WOW!!!! That car would "hook" in a car wash! Low 12s and high 11s on G-60 Street tires, with the front end about 2-3" in the air! I still have pics!
The rear and the front raised on the launch, then an old MOPAR guy came by and said "ya got good chassis separation Goin on there!" First time I heard that term. I have used it a lot since.
Then when I got my first coil spring car, a 69 GTO, we spent quite a bit of time trying to correlate what we knew about leaf spring cars to coil spring cars. I had some large quarter ruled graph paper and made a scale drawing of the factory 4 link suspension. It didn't take long to correlate what was going on once I realized that if I extended the imaginary length of the links, they were just an imaginary ladder bar suspension. Shorten the bar, lifts the back of the car, lengthen it raises the front, squatting the back, BAD!
Once we figured out how, the next step was to figure out where we wanted to lift the car from.
Then Dave Morgan's book came out, and we learned terms like: instant center, center of gravity, rise line, and percentage of rise.
Short answer: lower the front of the upper link mount 2" (make it adjustable with multiple holes in the plate), or buy a bolt in 9" because the rear upper link mounts are raised due to the larger housing diameter.

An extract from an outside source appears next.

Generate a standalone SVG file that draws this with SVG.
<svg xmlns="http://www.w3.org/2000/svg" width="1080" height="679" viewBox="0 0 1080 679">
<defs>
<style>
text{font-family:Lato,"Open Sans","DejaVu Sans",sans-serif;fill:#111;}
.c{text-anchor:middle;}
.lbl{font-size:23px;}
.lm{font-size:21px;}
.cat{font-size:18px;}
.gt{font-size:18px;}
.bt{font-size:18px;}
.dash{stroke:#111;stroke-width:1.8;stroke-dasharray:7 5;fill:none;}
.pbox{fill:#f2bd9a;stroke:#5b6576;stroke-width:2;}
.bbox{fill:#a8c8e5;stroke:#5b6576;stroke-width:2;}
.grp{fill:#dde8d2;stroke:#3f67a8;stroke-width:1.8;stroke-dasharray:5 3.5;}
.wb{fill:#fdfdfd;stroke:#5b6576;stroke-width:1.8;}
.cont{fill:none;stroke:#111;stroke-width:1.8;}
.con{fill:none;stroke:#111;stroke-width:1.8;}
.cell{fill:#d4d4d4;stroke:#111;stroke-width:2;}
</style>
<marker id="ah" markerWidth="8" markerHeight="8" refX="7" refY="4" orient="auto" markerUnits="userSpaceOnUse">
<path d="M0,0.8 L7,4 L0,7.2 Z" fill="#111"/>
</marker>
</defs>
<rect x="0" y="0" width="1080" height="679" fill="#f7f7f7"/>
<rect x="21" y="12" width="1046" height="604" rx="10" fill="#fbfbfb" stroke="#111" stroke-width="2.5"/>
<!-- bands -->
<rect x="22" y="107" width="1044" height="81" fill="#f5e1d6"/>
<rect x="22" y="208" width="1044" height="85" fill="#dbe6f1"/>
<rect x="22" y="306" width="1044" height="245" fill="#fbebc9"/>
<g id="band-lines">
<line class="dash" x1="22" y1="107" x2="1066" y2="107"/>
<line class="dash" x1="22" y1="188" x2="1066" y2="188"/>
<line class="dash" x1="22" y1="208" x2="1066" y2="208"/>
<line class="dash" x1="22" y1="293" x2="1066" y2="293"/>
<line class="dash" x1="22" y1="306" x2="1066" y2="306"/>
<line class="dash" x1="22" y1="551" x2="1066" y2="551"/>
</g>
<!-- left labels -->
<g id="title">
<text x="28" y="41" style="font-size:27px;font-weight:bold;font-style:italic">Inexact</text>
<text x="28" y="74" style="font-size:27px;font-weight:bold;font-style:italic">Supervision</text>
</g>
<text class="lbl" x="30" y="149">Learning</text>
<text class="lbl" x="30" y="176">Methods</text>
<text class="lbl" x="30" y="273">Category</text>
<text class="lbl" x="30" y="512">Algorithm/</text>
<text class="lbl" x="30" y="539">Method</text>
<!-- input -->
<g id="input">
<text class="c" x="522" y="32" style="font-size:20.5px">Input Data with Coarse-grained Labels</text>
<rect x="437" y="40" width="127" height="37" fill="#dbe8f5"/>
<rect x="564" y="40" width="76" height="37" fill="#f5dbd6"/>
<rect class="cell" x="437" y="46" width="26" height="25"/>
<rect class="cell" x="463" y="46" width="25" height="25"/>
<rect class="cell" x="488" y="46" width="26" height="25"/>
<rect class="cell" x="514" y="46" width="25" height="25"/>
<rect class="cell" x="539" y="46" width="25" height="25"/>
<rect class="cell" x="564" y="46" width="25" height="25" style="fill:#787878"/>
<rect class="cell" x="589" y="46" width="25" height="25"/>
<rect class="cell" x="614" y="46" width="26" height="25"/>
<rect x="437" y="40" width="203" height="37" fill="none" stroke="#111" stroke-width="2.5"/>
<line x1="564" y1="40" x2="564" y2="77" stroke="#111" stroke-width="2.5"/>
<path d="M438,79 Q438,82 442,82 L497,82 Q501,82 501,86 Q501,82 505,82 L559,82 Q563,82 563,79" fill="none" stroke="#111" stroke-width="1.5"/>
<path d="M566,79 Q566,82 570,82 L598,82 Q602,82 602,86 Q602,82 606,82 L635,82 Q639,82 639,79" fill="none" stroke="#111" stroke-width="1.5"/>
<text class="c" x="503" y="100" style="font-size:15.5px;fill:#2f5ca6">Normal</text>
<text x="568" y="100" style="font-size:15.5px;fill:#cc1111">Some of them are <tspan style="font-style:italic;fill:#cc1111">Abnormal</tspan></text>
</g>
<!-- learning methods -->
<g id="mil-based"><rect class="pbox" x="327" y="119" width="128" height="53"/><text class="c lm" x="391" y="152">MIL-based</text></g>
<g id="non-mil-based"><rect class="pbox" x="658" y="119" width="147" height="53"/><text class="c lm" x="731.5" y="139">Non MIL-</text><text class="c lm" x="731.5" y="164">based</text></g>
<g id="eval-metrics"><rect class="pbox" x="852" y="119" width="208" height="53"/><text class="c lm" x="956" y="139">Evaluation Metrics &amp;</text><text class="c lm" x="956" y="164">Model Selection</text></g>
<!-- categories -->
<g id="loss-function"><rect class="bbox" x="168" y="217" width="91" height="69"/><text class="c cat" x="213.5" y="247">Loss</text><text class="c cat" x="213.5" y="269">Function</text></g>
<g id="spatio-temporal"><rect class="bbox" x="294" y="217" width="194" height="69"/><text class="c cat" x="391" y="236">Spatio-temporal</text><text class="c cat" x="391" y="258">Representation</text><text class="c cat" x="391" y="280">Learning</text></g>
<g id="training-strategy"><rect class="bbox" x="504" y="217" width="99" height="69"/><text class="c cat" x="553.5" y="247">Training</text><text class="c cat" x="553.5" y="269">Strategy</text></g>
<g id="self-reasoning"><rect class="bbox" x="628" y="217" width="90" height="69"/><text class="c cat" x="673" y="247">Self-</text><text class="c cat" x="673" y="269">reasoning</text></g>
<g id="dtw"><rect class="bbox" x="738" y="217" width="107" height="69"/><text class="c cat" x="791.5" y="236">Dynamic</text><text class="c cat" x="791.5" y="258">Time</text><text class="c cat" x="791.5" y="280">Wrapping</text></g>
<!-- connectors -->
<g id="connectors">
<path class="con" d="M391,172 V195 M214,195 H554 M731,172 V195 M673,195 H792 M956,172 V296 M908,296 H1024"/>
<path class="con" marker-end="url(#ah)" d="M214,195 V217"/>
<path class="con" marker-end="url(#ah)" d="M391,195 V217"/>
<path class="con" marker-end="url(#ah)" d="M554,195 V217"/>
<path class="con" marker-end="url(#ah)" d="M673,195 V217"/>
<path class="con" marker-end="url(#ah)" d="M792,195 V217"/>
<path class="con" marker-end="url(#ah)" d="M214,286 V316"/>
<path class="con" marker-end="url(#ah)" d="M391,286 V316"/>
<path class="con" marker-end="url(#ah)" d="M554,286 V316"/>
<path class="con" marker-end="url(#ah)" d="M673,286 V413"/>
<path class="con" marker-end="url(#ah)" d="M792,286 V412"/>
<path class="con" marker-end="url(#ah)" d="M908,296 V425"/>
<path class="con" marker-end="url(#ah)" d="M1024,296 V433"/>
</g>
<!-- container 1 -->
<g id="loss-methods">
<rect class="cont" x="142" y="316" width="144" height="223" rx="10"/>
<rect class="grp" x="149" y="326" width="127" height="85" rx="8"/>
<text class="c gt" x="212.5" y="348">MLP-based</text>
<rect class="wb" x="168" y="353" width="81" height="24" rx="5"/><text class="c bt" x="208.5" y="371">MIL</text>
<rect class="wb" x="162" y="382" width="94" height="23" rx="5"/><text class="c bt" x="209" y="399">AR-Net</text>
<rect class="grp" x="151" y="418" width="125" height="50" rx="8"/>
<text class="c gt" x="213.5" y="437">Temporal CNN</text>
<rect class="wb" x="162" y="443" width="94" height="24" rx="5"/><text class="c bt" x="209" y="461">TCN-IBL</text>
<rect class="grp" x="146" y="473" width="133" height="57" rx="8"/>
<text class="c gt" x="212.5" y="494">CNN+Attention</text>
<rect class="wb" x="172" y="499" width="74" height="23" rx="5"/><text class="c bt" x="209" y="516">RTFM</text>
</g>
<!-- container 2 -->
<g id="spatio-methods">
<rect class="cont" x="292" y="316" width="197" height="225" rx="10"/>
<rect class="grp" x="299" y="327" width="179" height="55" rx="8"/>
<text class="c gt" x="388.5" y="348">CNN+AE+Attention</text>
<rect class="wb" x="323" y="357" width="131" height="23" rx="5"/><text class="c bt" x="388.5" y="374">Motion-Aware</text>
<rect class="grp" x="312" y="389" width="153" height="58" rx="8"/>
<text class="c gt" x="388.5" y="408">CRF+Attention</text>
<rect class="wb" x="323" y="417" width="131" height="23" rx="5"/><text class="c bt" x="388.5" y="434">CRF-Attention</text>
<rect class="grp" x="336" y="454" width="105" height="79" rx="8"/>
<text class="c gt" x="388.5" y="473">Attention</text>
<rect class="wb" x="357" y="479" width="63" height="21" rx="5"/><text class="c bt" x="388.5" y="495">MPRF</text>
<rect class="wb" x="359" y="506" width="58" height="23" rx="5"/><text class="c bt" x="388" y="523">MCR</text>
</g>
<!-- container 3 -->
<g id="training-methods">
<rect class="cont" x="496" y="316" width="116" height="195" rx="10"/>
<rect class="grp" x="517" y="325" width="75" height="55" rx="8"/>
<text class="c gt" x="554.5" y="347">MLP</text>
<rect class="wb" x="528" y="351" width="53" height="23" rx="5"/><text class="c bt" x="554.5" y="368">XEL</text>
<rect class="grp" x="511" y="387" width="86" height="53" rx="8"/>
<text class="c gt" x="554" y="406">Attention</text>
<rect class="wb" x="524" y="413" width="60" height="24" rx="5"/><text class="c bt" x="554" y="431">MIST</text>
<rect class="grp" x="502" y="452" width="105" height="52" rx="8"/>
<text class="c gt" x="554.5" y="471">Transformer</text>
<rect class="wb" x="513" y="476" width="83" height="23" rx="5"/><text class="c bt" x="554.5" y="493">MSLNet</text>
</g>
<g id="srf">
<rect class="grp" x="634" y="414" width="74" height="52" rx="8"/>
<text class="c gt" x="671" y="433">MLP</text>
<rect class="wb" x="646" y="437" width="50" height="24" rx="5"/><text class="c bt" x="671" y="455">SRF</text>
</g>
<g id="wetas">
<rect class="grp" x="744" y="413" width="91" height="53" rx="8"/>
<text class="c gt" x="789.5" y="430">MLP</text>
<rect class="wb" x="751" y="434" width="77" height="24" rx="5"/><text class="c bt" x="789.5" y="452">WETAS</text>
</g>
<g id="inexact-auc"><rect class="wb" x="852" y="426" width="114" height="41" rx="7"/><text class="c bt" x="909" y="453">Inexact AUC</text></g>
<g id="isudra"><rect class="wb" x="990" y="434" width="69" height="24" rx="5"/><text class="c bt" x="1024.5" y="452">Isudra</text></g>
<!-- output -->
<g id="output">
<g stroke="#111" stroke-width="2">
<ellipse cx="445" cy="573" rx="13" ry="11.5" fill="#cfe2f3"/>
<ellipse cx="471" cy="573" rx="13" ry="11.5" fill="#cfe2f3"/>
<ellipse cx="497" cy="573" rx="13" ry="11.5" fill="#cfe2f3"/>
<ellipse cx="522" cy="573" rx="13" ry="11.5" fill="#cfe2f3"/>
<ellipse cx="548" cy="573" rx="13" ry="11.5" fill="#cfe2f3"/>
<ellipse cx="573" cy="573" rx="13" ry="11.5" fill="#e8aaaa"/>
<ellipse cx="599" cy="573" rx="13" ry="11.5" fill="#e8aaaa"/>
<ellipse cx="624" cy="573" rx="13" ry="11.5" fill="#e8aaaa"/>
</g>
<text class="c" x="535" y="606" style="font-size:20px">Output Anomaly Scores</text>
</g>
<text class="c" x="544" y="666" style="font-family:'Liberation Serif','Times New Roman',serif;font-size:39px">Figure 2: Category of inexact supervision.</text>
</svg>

It works out the same if you graph it. They used to make bolt on "no hop bars" that did the same thing, but were ugly, and everybody knew you had them. Enough for now. When I learn how to post pics, I will.
TIMINATOR
 

TIMINATOR

Member
Sorry about 'jacking the thread!
Back to pinion snubbers as they relate to GNs: if it is adjusted about an inch or less from the floor, when the back of the car squats, it puts instant inertial weight directly on the axle when the body hits it, helping traction. Once down track, and the squat diminishes, then the snubber is away from the floor and does nothing. They were useful back in the day on stick shift leaf spring Mopar cars because they were factory installed and you just put a cheap, taller bumper on, not so much on other systems, although they can still be a useful band aid until one figures out a better way to create traction.
TIMINATOR
 

Chuck Leeper

Toxic old bastard
Staff member
Later on, the MOPAR BIBLE (chassis) came out and explained what we knew.
I think I still have the papers that Mopar put out. :cool:
I had a Dave Morgan book and a Chris Alston book, along with several writeups from NAtl Dragster.
Gave them to a friend with a GN.
If you know of anyone that might like to copy them, I'd be willing to share for them to copy.